Old Technology Terms Die Hard.
I used to toy around with my mom’s portable typewriter when I was a kid—when she’d let me, that is, which wasn’t often, and not for very long. I asked her more than once to teach me how to type, but she insisted I should wait until I was older so that I didn’t pick up any bad habits. While my mom may have genuinely feared she’d do me more harm than good in showing me the ropes (since she’d had formal training as a young woman herself, and maybe doubted her ability to teach others), I suspected that she also didn’t want to bother with taking the time to give me some basic instructions. I finally learned to type when I took a typing class as a sophomore in high school. In contrast, given our Digital Age, my sons (like many of today’s youth, I’m sure), got their initial basic instruction in typing fairly early on and have been typing away for years, and continue doing so.
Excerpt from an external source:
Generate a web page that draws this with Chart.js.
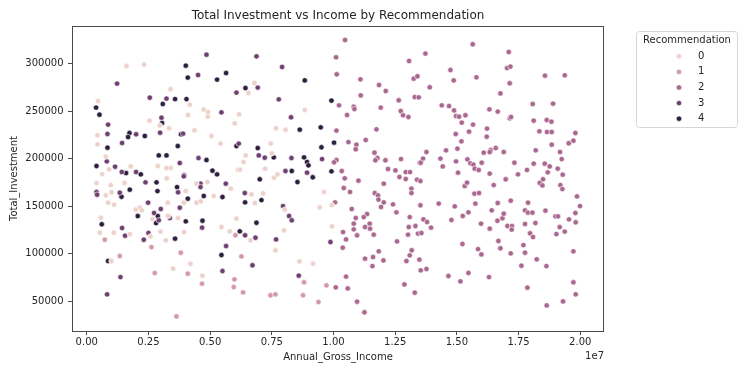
<!DOCTYPE html>
<html>
<head>
<meta charset="utf-8">
<script src="https://cdn.jsdelivr.net/npm/chart.js@4.4.1/dist/chart.umd.min.js"></script>
<style>
  html, body { margin: 0; padding: 0; background: #ffffff; }
  #wrap { width: 745px; height: 366px; }
</style>
</head>
<body>
<div id="wrap"><canvas id="chart" width="745" height="366"></canvas></div>
<script>
// Recommendation levels and their cubehelix colours (light -> dark)
const categories = ['0', '1', '2', '3', '4'];
const palette = ['#edd1cb', '#d499a7', '#aa678f', '#6e4071', '#2d1e3e'];

// [Annual_Gross_Income, Total_Investment] per recommendation level
const rec0 = [
  [1611000,297500],[2324000,299000],[3394000,273000],[460000,260600],[4176000,256800],
  [2543000,240000],[2960000,235000],[4107000,245900],[4743000,251600],[4917000,249000],
  [4905000,244200],[5999000,237100],[436000,224500],[3337000,231900],[4366000,229800],
  [5055000,223800],[436000,215000],[5420000,215800],[772000,202100],[906000,188700],
  [622000,183700],[1785000,191800],[2879000,192200],[3232000,190100],[3406000,190100],
  [6133000,188000],[396000,174300],[772000,161300],[975000,172100],[1003000,164500],
  [1530000,174300],[866000,153600],[1109000,151500],[570000,137800],[529000,122000],
  [1097000,122000],[1745000,120500],[1988000,146200],[3244000,179200],[4014000,165800],
  [4447000,173600],[4893000,175300],[5148000,160600],[5837000,168400],[2150000,148300],
  [2231000,145500],[2665000,136300],[3285000,153600],[3297000,139500],[3702000,137400],
  [3933000,153600],[4447000,153600],[4622000,155000],[2584000,118100],[2989000,123100],
  [3204000,113900],[3945000,122600],[5460000,127900],[5797000,123400],[6068000,136800],
  [1003000,92100],[4204000,89300],[3499000,84100],[4691000,76700],[6797000,279600],
  [6554000,269100],[8836000,251200],[6174000,246600],[7673000,231900],[8054000,230500],
  [7458000,215800],[6445000,203400],[6352000,196400],[6214000,188400],[7499000,205500],
  [7227000,189400],[7592000,179900],[7729000,183400],[8621000,91800],[9172000,89400],
  [6676000,162400],[6810000,153200],[7146000,163400],[8025000,146200],[6635000,113900],
  [7648000,103400],[7997000,124400],[9618000,164800],[9443000,148700],[9930000,151100],
  [9942000,128600]
];

const rec1 = [
  [732000,114600],[2624000,106800],[6028000,119200],[1340000,97400],[3811000,100900],
  [2758000,79500],[4095000,78800],[4674000,68300],[5987000,72800],[5959000,64700],
  [3637000,33800],[6271000,97000],[6336000,59100],[7446000,56000],[7648000,57000],
  [8807000,69700],[8767000,56000],[9391000,48900],[9715000,66500]
];

const rec2 = [
  [10469000,324900],[10104000,306700],[10132000,288800],[11093000,283500],[11846000,277500],
  [12118000,271200],[13062000,302800],[13252000,284200],[13402000,286700],[13293000,264800],
  [13455000,264500],[11105000,266600],[10225000,256100],[10821000,254700],[10849000,252200],
  [10550000,245900],[11915000,253700],[12644000,261400],[12725000,250100],[12819000,245600],
  [13037000,243800],[10120000,229500],[11741000,230800],[10606000,217400],[10930000,214700],
  [10902000,209800],[11307000,219600],[11660000,206300],[11781000,200600],[11700000,198200],
  [12106000,198200],[12738000,199500],[13495000,195700],[10120000,198500],[10023000,196100],
  [10335000,186900],[12211000,189000],[12511000,187600],[12928000,185800],[13102000,185800],
  [10456000,179200],[11012000,176800],[10416000,169000],[10671000,164800],[12037000,173600],
  [12673000,180600],[12928000,178500],[13159000,168400],[13159000,163700],[11672000,163700],
  [11806000,161300],[11822000,156800],[12037000,153900],[11927000,149000],[12413000,151800],
  [12551000,143400],[13090000,138400],[13321000,129000],[13050000,127900],[13021000,119900],
  [13426000,121000],[10063000,153900],[10740000,146900],[11360000,141600],[11226000,138400],
  [11469000,131500],[11279000,127900],[11481000,126200],[10902000,137400],[10821000,131500],
  [10821000,125500],[10955000,119200],[10388000,122600],[10509000,114900],[10375000,106200],
  [11631000,119900],[11834000,102300],[11279000,94600],[11603000,96300],[12025000,92800],
  [11579000,86800],[12576000,112800],[13171000,103400],[13090000,98100],[12956000,92100],
  [12875000,67500],[13293000,58800],[10509000,75700],[10092000,64400],[10578000,63300],
  [10955000,49300],[11255000,38100],[15643000,320400],[17102000,312300],[13726000,310600],
  [14739000,293300],[14873000,282400],[15793000,285600],[17033000,295400],[17170000,296900],
  [17142000,279300],[13901000,275100],[18572000,287400],[19371000,287700],[16765000,268700],
  [14387000,256100],[14683000,255400],[14885000,250800],[14966000,244800],[15088000,244200],
  [15347000,245600],[15197000,237900],[15655000,235800],[16319000,251900],[16656000,249500],
  [17142000,242400],[17195000,243800],[18074000,257500],[18897000,257900],[18114000,240000],
  [18641000,240600],[18832000,238900],[18345000,228700],[18653000,228000],[18844000,228000],
  [19804000,226900],[19723000,218900],[19533000,216100],[18844000,214700],[19180000,206900],
  [19249000,199500],[18196000,208700],[16222000,231600],[16210000,223100],[14954000,225900],
  [15493000,228400],[15185000,218200],[15023000,210500],[14561000,208700],[13767000,206900],
  [13629000,200000],[13536000,195700],[14334000,200000],[14427000,191800],[14966000,197100],
  [15428000,199200],[15550000,195000],[15671000,193600],[16008000,195700],[15724000,189400],
  [15886000,188000],[16089000,206300],[16372000,209000],[16332000,206900],[16575000,211100],
  [16899000,206900],[17332000,195700],[17843000,188000],[18114000,194700],[18560000,194700],
  [18763000,191800],[19087000,189400],[18682000,185500],[15047000,185200],[16332000,184200],
  [17478000,183400],[19290000,183100],[16980000,178200],[18491000,178200],[18358000,174300],
  [18467000,171800],[19196000,172100],[19277000,167900],[13386000,177800],[13524000,176400],
  [15319000,171100],[15412000,174700],[15712000,163100],[15898000,163700],[16494000,172100],
  [13524000,150800],[14265000,152600],[14913000,149700],[15752000,152600],[16656000,153200],
  [17183000,155700],[17884000,153600],[19869000,160200],[19991000,150000],[13645000,136000],
  [13791000,133200],[13953000,127300],[13564000,121600],[14780000,135300],[15238000,139500],
  [15469000,143400],[16413000,145500],[15979000,131500],[16332000,126200],[16644000,134600],
  [16846000,137100],[16899000,142000],[17049000,129000],[17235000,129000],[17223000,125200],
  [17762000,145500],[17884000,143100],[18062000,143100],[17762000,131100],[18183000,132100],
  [18589000,145200],[18994000,139200],[19099000,139200],[19545000,136000],[19804000,142700],
  [19816000,132900],[19168000,127900],[19034000,120500],[19371000,123100],[17965000,121300],
  [18086000,117400],[15226000,110000],[15858000,104700],[15995000,99100],[16684000,113200],
  [16765000,105500],[17183000,100200],[17697000,108900],[17762000,100900],[18236000,93900],
  [18629000,86800],[17616000,87200],[19723000,102300],[13483000,93600],[13536000,82300],
  [13767000,83700],[14658000,76300],[15144000,70700],[15469000,79500],[16303000,75200],
  [17859000,64100],[19723000,69700],[19816000,57000],[18641000,45400],[19302000,49600]
];

const rec3 = [
  [4853000,309500],[4513000,288000],[1230000,279000],[6068000,269500],[2555000,264200],
  [3232000,263200],[5460000,248700],[3029000,243100],[866000,235800],[841000,225900],
  [2000000,225600],[2973000,227300],[3904000,226300],[1433000,216400],[6161000,215800],
  [813000,197100],[1149000,191500],[1421000,185900],[2000000,185900],[3771000,195300],
  [3945000,182400],[4529000,200600],[396000,164800],[420000,162000],[1340000,164100],
  [2381000,175000],[3702000,164500],[3933000,181300],[4610000,173600],[4610000,170000],
  [5635000,173600],[2486000,153600],[2729000,142700],[3001000,146900],[2920000,135000],
  [3366000,137400],[3771000,148300],[4674000,127300],[1433000,126900],[1554000,118800],
  [2502000,121600],[2312000,114600],[5647000,107900],[5501000,81600],[1368000,75200],
  [825000,57000],[6879000,307700],[7916000,296500],[6931000,274800],[7782000,262400],
  [8280000,243500],[6972000,203400],[7215000,201000],[8297000,200600],[9537000,199500],
  [8054000,186900],[8929000,185200],[9877000,112100],[8593000,76700],[6716000,87600],
  [6405000,163700],[7956000,150000],[8200000,139500],[8309000,135000],[6417000,119200],
  [6838000,116700],[7673000,114900]
];

const rec4 = [
  [4014000,297900],[4095000,285300],[5282000,283200],[5647000,290100],[3580000,262700],
  [4042000,262700],[3082000,257500],[379000,253700],[517000,246300],[3054000,237500],
  [1733000,226900],[1676000,222700],[2353000,223800],[3823000,225600],[841000,211500],
  [3690000,213200],[6068000,213200],[396000,192200],[1595000,184800],[2191000,183400],
  [2920000,203400],[3232000,203400],[4853000,198500],[5096000,187300],[5282000,183400],
  [1409000,159900],[1745000,167300],[610000,130800],[2069000,139500],[2827000,175000],
  [2867000,165800],[3661000,170000],[4095000,157800],[4743000,160600],[5501000,159500],
  [2879000,139500],[2810000,132100],[4014000,133900],[4691000,134600],[3580000,115700],
  [6202000,123400],[5460000,98400],[866000,92100],[8836000,282400],[6433000,274300],
  [9918000,261100],[8633000,230500],[9484000,232900],[6931000,211100],[10023000,216800],
  [9512000,211900],[7580000,201300],[8807000,201300],[8929000,196400],[8986000,192900],
  [8309000,186900],[9918000,186600],[7012000,178200],[9160000,180300],[8540000,175300],
  [6417000,153900],[7081000,156300],[6879000,132500]
];

const series = [rec0, rec1, rec2, rec3, rec4];

// Axis ticks
const xTickValues = [0, 2500000, 5000000, 7500000, 10000000, 12500000, 15000000, 17500000, 20000000];
const xTickLabels = ['0.00', '0.25', '0.50', '0.75', '1.00', '1.25', '1.50', '1.75', '2.00'];
const yTickValues = [50000, 100000, 150000, 200000, 250000, 300000];
const yTickLabels = ['50000', '100000', '150000', '200000', '250000', '300000'];

const chartTitle = 'Total Investment vs Income by Recommendation';
const xTitle = 'Annual_Gross_Income';
const yTitle = 'Total_Investment';
const xOffsetText = '1e7';
const legendTitle = 'Recommendation';

const FONT = '"DejaVu Sans", "Liberation Sans", sans-serif';
const TEXT = '#262626';
const DOT_R = 2.7;

// Frame, titles and the hue legend
const decor = {
  id: 'decor',
  afterDatasetsDraw(chart) {
    const { ctx, chartArea: a } = chart;
    ctx.save();
    ctx.strokeStyle = '#4a4a4a';
    ctx.lineWidth = 1;
    ctx.strokeRect(a.left + 0.5, a.top + 0.5, a.right - a.left - 1, a.bottom - a.top);
    ctx.restore();
  },
  afterDraw(chart) {
    const { ctx, chartArea: a } = chart;
    const cx = (a.left + a.right) / 2;
    ctx.save();
    ctx.fillStyle = TEXT;
    ctx.textBaseline = 'middle';

    ctx.font = '12px ' + FONT;
    ctx.textAlign = 'center';
    ctx.fillText(chartTitle, cx, 15.5);

    ctx.font = '10px ' + FONT;
    ctx.fillText(xTitle, cx, 357);

    ctx.textAlign = 'right';
    ctx.fillText(xOffsetText, a.right, 356);

    ctx.save();
    ctx.translate(14, (a.top + a.bottom) / 2);
    ctx.rotate(-Math.PI / 2);
    ctx.textAlign = 'center';
    ctx.fillText(yTitle, 0, 0);
    ctx.restore();

    // legend box
    const bx = 636.5, by = 31.5, bw = 101, bh = 96, r = 3;
    ctx.beginPath();
    ctx.moveTo(bx + r, by);
    ctx.lineTo(bx + bw - r, by);
    ctx.arcTo(bx + bw, by, bx + bw, by + r, r);
    ctx.lineTo(bx + bw, by + bh - r);
    ctx.arcTo(bx + bw, by + bh, bx + bw - r, by + bh, r);
    ctx.lineTo(bx + r, by + bh);
    ctx.arcTo(bx, by + bh, bx, by + bh - r, r);
    ctx.lineTo(bx, by + r);
    ctx.arcTo(bx, by, bx + r, by, r);
    ctx.closePath();
    ctx.fillStyle = 'rgba(255,255,255,0.8)';
    ctx.fill();
    ctx.strokeStyle = '#d6d6d6';
    ctx.lineWidth = 1;
    ctx.stroke();

    ctx.fillStyle = TEXT;
    ctx.textAlign = 'center';
    ctx.fillText(legendTitle, 687, 40.5);

    categories.forEach((c, i) => {
      const y = 56.3 + i * 15.6;
      ctx.beginPath();
      ctx.arc(679, y, DOT_R, 0, Math.PI * 2);
      ctx.fillStyle = palette[i];
      ctx.fill();
      ctx.strokeStyle = '#ffffff';
      ctx.lineWidth = 0.6;
      ctx.stroke();
      ctx.fillStyle = TEXT;
      ctx.textAlign = 'left';
      ctx.fillText(c, 698, y);
    });
    ctx.restore();
  }
};

const datasets = categories.map((c, i) => ({
  label: c,
  data: series[i].map(p => ({ x: p[0], y: p[1] })),
  backgroundColor: palette[i],
  borderColor: '#ffffff',
  borderWidth: 0.6,
  pointRadius: DOT_R,
  pointHoverRadius: DOT_R
}));

new Chart(document.getElementById('chart'), {
  type: 'scatter',
  data: { datasets },
  options: {
    responsive: false,
    animation: false,
    devicePixelRatio: 1,
    events: [],
    layout: { padding: { left: 0, right: 141, top: 26, bottom: 0 } },
    plugins: {
      legend: { display: false },
      tooltip: { enabled: false },
      title: { display: false }
    },
    scales: {
      x: {
        type: 'linear',
        min: -597000,
        max: 20963000,
        afterBuildTicks: s => { s.ticks = xTickValues.map(v => ({ value: v })); },
        afterFit: s => { s.height = 35; },
        ticks: {
          callback: (v, i) => xTickLabels[i],
          font: { family: FONT, size: 10 },
          color: TEXT,
          padding: 1,
          maxRotation: 0,
          autoSkip: false
        },
        grid: { drawOnChartArea: false, drawTicks: true, tickLength: 4, color: '#4a4a4a' },
        border: { display: false }
      },
      y: {
        type: 'linear',
        min: 18418,
        max: 339674,
        afterBuildTicks: s => { s.ticks = yTickValues.map(v => ({ value: v })); },
        afterFit: s => { s.width = 72; },
        ticks: {
          callback: (v, i) => yTickLabels[i],
          font: { family: FONT, size: 10 },
          color: TEXT,
          padding: 4.5,
          autoSkip: false
        },
        grid: { drawOnChartArea: false, drawTicks: true, tickLength: 4, color: '#4a4a4a' },
        border: { display: false }
      }
    }
  },
  plugins: [decor]
});
</script>
</body>
</html>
Although manual typewriters have seemingly disappeared from societal view, still, it appears that everyone is “typing” these days on some sort of computer keyboard or virtual one, while using various electronic devices. Though many today may not actually know the traditional “home keys” and simply choose to “hunt-and-peck” (especially when texting), they’re typing away nevertheless.
Though introduced in the previous decade, the typewriter didn’t become commonly used in offices until the mid-1880s. And while there were many variations in the early years, what’s called the “QWERTY” layout for the letter keys has become the de facto standard, and remains so. As the story goes, the QWERTY layout is an arrangement of the manual typewriter keys originally designed to reduce the likelihood of internal clashing and jamming of typebars by placing commonly used combinations of letters farther from each other inside the machine. Today’s keyboards for electronic devices have obviously eliminated those bothersome typebar entanglements that have gone the way of the Dodo Bird, right along with typewriter ribbons, carbon paper, erasable bond paper, and Wite-Out. And while the QWERTY key layout is not necessarily the most efficient layout in the English language, curiously its use persists. Thus, we have a definite case of something still being used even though the original reason for using it is no more. Also, as technology has developed, the terms habitually used to describe things continue in use even though what they originally described is no more.
For instance, consider how many of us still speak of “dialing” a phone number, when numbers are actually punched-in or keyed-in these days, and no actual “dialing” takes place anymore. You have to wonder, what with people now being able to simply speak into a device so that their words “magically” appear on a screen, that maybe the very act of manually typing on a keyboard is also on its way out and headed for extinction. Possibly the day will come (and perhaps it’s already here), when people will speak of “typing” when no actual “typing” is taking place. So it is that old terms seem to die harder than the defunct thing they once described. Any lingering doubts on this matter can be easily dispelled by giving thought to terms like, “hanging up,” “tuning in,” and “rewind.”